Recorded information -
━━━━

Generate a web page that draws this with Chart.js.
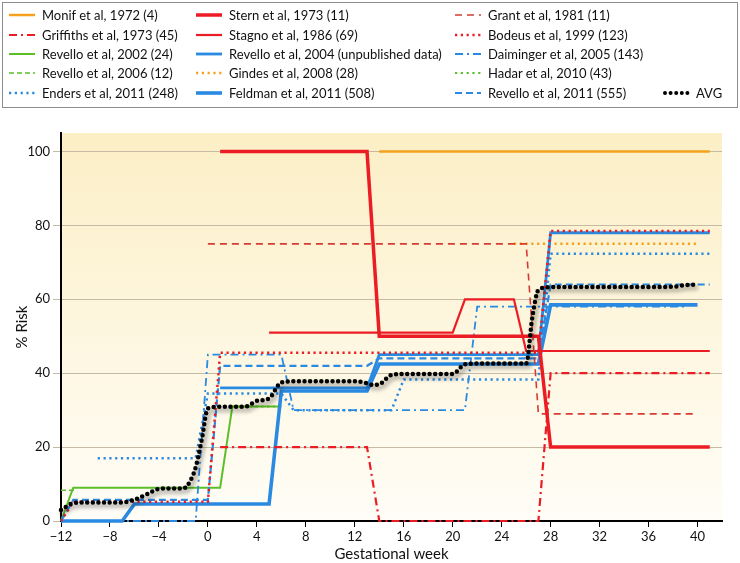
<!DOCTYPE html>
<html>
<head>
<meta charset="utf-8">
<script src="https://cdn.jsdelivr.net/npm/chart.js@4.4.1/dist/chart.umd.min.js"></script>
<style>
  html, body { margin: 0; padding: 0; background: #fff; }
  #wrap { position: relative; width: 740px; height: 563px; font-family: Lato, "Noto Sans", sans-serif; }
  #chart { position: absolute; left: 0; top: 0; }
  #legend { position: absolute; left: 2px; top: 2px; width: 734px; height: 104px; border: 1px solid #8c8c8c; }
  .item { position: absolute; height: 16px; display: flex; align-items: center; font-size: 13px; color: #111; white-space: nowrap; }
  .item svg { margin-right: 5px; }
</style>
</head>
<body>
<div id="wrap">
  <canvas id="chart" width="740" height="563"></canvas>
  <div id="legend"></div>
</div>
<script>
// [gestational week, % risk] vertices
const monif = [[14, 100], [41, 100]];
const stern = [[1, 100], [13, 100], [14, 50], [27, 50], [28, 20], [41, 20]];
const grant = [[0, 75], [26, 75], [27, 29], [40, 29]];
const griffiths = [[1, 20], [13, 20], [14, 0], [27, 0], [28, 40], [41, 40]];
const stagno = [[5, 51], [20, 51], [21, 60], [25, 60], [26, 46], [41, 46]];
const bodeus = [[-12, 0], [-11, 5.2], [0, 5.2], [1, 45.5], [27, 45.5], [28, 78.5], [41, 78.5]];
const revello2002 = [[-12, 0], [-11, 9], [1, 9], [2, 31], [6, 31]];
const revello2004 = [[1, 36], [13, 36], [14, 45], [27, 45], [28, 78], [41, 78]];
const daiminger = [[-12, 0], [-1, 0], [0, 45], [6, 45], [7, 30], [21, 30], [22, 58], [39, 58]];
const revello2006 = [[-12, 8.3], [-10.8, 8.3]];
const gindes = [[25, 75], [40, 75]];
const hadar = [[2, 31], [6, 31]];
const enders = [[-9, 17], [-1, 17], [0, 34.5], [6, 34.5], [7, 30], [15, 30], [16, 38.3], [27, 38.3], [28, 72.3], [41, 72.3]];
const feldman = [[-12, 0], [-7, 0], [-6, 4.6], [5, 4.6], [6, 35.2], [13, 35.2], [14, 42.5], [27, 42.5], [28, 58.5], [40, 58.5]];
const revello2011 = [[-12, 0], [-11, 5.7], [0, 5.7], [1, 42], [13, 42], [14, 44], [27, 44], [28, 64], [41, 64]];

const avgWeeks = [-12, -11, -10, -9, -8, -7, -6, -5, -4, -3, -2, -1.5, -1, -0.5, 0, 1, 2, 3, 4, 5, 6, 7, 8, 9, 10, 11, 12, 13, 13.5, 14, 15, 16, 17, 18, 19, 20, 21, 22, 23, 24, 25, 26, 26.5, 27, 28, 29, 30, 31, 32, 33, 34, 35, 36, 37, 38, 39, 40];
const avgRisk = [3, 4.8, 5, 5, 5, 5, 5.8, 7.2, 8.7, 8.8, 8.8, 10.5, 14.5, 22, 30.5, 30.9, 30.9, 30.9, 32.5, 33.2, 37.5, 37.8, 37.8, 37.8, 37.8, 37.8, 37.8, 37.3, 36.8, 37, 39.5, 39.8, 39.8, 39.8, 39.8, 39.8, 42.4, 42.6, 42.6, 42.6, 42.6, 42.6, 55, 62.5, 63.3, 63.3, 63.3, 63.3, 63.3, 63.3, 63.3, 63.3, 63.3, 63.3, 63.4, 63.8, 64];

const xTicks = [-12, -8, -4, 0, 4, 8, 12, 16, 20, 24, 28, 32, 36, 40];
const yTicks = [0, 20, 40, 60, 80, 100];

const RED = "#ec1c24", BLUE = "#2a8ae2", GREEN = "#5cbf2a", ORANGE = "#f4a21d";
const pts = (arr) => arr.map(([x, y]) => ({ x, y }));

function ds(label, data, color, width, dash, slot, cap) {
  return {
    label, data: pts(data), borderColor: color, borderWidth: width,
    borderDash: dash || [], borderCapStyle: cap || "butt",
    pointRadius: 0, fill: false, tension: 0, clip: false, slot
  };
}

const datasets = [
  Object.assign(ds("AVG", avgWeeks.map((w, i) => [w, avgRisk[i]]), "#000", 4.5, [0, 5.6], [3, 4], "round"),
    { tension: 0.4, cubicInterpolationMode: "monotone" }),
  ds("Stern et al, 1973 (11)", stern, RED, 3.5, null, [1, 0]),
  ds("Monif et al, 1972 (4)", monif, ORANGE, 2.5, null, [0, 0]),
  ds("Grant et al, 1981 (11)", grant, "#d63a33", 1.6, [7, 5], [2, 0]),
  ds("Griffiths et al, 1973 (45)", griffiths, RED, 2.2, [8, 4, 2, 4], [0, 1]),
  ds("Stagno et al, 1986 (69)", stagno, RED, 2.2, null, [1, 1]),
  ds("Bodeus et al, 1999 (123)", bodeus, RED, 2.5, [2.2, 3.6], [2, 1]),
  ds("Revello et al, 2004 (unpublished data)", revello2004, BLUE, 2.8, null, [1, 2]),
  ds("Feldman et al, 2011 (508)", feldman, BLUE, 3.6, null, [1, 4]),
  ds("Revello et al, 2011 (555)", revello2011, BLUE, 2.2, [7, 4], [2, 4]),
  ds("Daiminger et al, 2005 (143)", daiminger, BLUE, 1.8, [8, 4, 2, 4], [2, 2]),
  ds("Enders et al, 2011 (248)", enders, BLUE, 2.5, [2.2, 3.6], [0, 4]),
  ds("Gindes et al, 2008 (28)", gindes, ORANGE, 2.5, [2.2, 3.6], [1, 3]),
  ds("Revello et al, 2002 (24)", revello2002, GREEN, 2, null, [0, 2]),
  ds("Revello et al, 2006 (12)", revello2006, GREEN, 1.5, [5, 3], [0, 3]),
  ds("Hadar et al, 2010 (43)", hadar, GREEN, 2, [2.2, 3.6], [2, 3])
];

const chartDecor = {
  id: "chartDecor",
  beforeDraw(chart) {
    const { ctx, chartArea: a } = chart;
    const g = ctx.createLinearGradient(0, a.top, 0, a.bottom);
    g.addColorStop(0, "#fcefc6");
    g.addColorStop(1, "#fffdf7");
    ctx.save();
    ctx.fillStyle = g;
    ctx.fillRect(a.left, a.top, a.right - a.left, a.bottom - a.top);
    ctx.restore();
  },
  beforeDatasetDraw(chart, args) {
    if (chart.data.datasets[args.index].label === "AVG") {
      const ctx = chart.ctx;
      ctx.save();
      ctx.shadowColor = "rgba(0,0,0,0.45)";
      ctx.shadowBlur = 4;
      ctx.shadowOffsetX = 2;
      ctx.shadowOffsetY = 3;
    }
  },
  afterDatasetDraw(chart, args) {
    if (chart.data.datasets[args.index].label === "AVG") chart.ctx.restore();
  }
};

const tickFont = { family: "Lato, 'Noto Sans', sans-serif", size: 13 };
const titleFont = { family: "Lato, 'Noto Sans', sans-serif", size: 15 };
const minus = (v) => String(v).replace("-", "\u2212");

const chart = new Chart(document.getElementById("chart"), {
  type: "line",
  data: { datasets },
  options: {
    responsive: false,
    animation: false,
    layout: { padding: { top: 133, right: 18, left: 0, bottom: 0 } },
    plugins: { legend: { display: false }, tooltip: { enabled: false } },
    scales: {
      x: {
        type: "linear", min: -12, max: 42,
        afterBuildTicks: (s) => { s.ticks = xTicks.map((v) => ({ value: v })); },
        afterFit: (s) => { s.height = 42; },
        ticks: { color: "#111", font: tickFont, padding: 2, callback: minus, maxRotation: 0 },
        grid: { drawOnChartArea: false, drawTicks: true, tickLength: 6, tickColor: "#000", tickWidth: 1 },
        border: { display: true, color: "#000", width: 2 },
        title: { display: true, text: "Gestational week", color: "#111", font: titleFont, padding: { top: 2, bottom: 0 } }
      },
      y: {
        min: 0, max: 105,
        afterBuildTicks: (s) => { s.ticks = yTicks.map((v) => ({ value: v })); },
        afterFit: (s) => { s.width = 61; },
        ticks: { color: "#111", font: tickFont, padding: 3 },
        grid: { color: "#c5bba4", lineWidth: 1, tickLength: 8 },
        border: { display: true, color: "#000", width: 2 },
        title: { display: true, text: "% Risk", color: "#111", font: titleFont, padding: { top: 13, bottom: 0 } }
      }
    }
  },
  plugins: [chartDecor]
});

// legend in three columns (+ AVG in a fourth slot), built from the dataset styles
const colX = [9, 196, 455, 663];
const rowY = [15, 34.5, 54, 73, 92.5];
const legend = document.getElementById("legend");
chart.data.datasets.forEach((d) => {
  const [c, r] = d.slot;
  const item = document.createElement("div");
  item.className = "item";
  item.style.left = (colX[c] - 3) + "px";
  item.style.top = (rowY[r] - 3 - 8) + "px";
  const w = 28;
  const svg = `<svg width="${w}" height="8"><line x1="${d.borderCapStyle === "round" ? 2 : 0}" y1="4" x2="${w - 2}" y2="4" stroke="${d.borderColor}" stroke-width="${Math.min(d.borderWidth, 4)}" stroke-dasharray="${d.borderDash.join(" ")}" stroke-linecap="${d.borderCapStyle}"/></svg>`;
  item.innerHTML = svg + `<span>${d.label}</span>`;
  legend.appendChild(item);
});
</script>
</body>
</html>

━━━━

Exercise - Please take the lines from the beginning of the data above through the line holding "64], [41, 64]];" and transcribe them exactly, without any pictures.

Worked solution -
Generate a web page that draws this with Chart.js.
<!DOCTYPE html>
<html>
<head>
<meta charset="utf-8">
<script src="https://cdn.jsdelivr.net/npm/chart.js@4.4.1/dist/chart.umd.min.js"></script>
<style>
  html, body { margin: 0; padding: 0; background: #fff; }
  #wrap { position: relative; width: 740px; height: 563px; font-family: Lato, "Noto Sans", sans-serif; }
  #chart { position: absolute; left: 0; top: 0; }
  #legend { position: absolute; left: 2px; top: 2px; width: 734px; height: 104px; border: 1px solid #8c8c8c; }
  .item { position: absolute; height: 16px; display: flex; align-items: center; font-size: 13px; color: #111; white-space: nowrap; }
  .item svg { margin-right: 5px; }
</style>
</head>
<body>
<div id="wrap">
  <canvas id="chart" width="740" height="563"></canvas>
  <div id="legend"></div>
</div>
<script>
// [gestational week, % risk] vertices
const monif = [[14, 100], [41, 100]];
const stern = [[1, 100], [13, 100], [14, 50], [27, 50], [28, 20], [41, 20]];
const grant = [[0, 75], [26, 75], [27, 29], [40, 29]];
const griffiths = [[1, 20], [13, 20], [14, 0], [27, 0], [28, 40], [41, 40]];
const stagno = [[5, 51], [20, 51], [21, 60], [25, 60], [26, 46], [41, 46]];
const bodeus = [[-12, 0], [-11, 5.2], [0, 5.2], [1, 45.5], [27, 45.5], [28, 78.5], [41, 78.5]];
const revello2002 = [[-12, 0], [-11, 9], [1, 9], [2, 31], [6, 31]];
const revello2004 = [[1, 36], [13, 36], [14, 45], [27, 45], [28, 78], [41, 78]];
const daiminger = [[-12, 0], [-1, 0], [0, 45], [6, 45], [7, 30], [21, 30], [22, 58], [39, 58]];
const revello2006 = [[-12, 8.3], [-10.8, 8.3]];
const gindes = [[25, 75], [40, 75]];
const hadar = [[2, 31], [6, 31]];
const enders = [[-9, 17], [-1, 17], [0, 34.5], [6, 34.5], [7, 30], [15, 30], [16, 38.3], [27, 38.3], [28, 72.3], [41, 72.3]];
const feldman = [[-12, 0], [-7, 0], [-6, 4.6], [5, 4.6], [6, 35.2], [13, 35.2], [14, 42.5], [27, 42.5], [28, 58.5], [40, 58.5]];
const revello2011 = [[-12, 0], [-11, 5.7], [0, 5.7], [1, 42], [13, 42], [14, 44], [27, 44], [28, 64], [41, 64]];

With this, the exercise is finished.